* _SET PROBLEM_
Retype only what runs from the first line of the listing to the line holding "ax.plot(x, y +", both included. Do not retype the pictures.

* _GIVEN INFORMATION_
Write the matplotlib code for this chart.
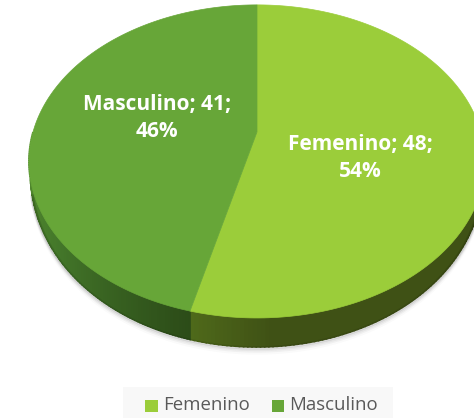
import matplotlib
matplotlib.use("Agg")
import matplotlib.pyplot as plt
import numpy as np
from matplotlib.patches import Polygon, Rectangle
from matplotlib.colors import LinearSegmentedColormap

categories = ["Femenino", "Masculino"]
values = [48, 41]
percents = ["54%", "46%"]
top_colors = ["#9BCD3A", "#67A638"]
wall_colors = [["#4F6A1A", "#3F5115", "#3F5115", "#3F5115", "#3F5115", "#3F5115", "#435716"],
               ["#5A9430", "#44782A", "#2C4C18"]]

W, H = 474, 418
cx, cy = 257, 132
A, B, k = 224, 151, 0.188  # perspective of the tilted disc
depth = 29

plt.rcParams["font.family"] = ["Open Sans", "DejaVu Sans"]
fig = plt.figure(figsize=(W / 100, H / 100), dpi=100)
ax = fig.add_axes([0, 0, 1, 1])
ax.set_xlim(0, W)
ax.set_ylim(H, 0)
ax.axis("off")

# slices run clockwise from 12 o'clock
total = sum(values)
edges = [0.0]
for v in values:
    edges.append(edges[-1] + v / total * 2 * np.pi)


def rim(t):
    d = 1 + k * np.cos(t)
    return cx + A * np.sin(t) / d, cy - B * np.cos(t) / d


def wall_h(t):
    return depth * np.sqrt(np.clip((-np.cos(t) - 0.3) / 0.7, 0, 1))


# soft shadow under the wall
ts = np.linspace(np.pi / 2 + 0.35, 3 * np.pi / 2 - 0.35, 200)
x, y = rim(ts)
for off, alpha in zip([6, 4, 2.5, 1], [0.02, 0.04, 0.06, 0.09]):
    ax.plot(x, y + wall_h(ts) + off, color="black", alpha=alpha, lw=2.5, solid_capstyle="round")

# side wall, only the front shows
for i in range(2):
    a, b = edges[i], edges[i + 1]
    a2, b2 = max(a, np.pi / 2), min(b, 3 * np.pi / 2)
    ts = np.linspace(a2, b2, 120)
    cm = LinearSegmentedColormap.from_list("s", wall_colors[i])
    for t0, t1 in zip(ts[:-1], ts[1:]):
        x0, y0 = rim(t0)
        x1, y1 = rim(t1)
        c = cm(1 - (t0 - a2) / (b2 - a2))
        ax.add_patch(Polygon([(x0, y0), (x1, y1), (x1, y1 + wall_h(t1)), (x0, y0 + wall_h(t0))],
                             closed=True, fc=c, ec=c, lw=1.2))

# top face
for i in range(2):
    ts = np.linspace(edges[i], edges[i + 1], 200)
    x, y = rim(ts)
    pts = np.vstack([[cx, cy], np.column_stack([x, y])])
    ax.add_patch(Polygon(pts, closed=True, fc=top_colors[i], ec=top_colors[i], lw=0.5))

# data labels
label_pos = [(360, 158), (157, 118)]
for i, (lx, ly) in enumerate(label_pos):
    ax.text(lx, ly, f"{categories[i]}; {values[i]};\n{percents[i]}", color="white",
            fontsize=15, fontweight="bold", ha="center", va="center", linespacing=1.42)

# legend band
ax.add_patch(Rectangle((123, 387), 270, 31, fc="#F8F8F8", ec="none"))
ax.add_patch(Rectangle((145, 400), 13, 12, fc=top_colors[0], ec="none"))
ax.text(163, 405, categories[0], fontsize=13.4, color="#595959", va="center")
ax.add_patch(Rectangle((272, 400), 12, 12, fc=top_colors[1], ec="none"))
ax.text(289, 405, categories[1], fontsize=13.4, color="#595959", va="center")

fig.savefig("out.png", dpi=100)
plt.close(fig)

* _OUTPUT FOR THIS TASK_
Write the matplotlib code for this chart.
import matplotlib
matplotlib.use("Agg")
import matplotlib.pyplot as plt
import numpy as np
from matplotlib.patches import Polygon, Rectangle
from matplotlib.colors import LinearSegmentedColormap

categories = ["Femenino", "Masculino"]
values = [48, 41]
percents = ["54%", "46%"]
top_colors = ["#9BCD3A", "#67A638"]
wall_colors = [["#4F6A1A", "#3F5115", "#3F5115", "#3F5115", "#3F5115", "#3F5115", "#435716"],
               ["#5A9430", "#44782A", "#2C4C18"]]

W, H = 474, 418
cx, cy = 257, 132
A, B, k = 224, 151, 0.188  # perspective of the tilted disc
depth = 29

plt.rcParams["font.family"] = ["Open Sans", "DejaVu Sans"]
fig = plt.figure(figsize=(W / 100, H / 100), dpi=100)
ax = fig.add_axes([0, 0, 1, 1])
ax.set_xlim(0, W)
ax.set_ylim(H, 0)
ax.axis("off")

# slices run clockwise from 12 o'clock
total = sum(values)
edges = [0.0]
for v in values:
    edges.append(edges[-1] + v / total * 2 * np.pi)


def rim(t):
    d = 1 + k * np.cos(t)
    return cx + A * np.sin(t) / d, cy - B * np.cos(t) / d


def wall_h(t):
    return depth * np.sqrt(np.clip((-np.cos(t) - 0.3) / 0.7, 0, 1))


# soft shadow under the wall
ts = np.linspace(np.pi / 2 + 0.35, 3 * np.pi / 2 - 0.35, 200)
x, y = rim(ts)
for off, alpha in zip([6, 4, 2.5, 1], [0.02, 0.04, 0.06, 0.09]):
    ax.plot(x, y + wall_h(ts) + off, color="black", alpha=alpha, lw=2.5, solid_capstyle="round")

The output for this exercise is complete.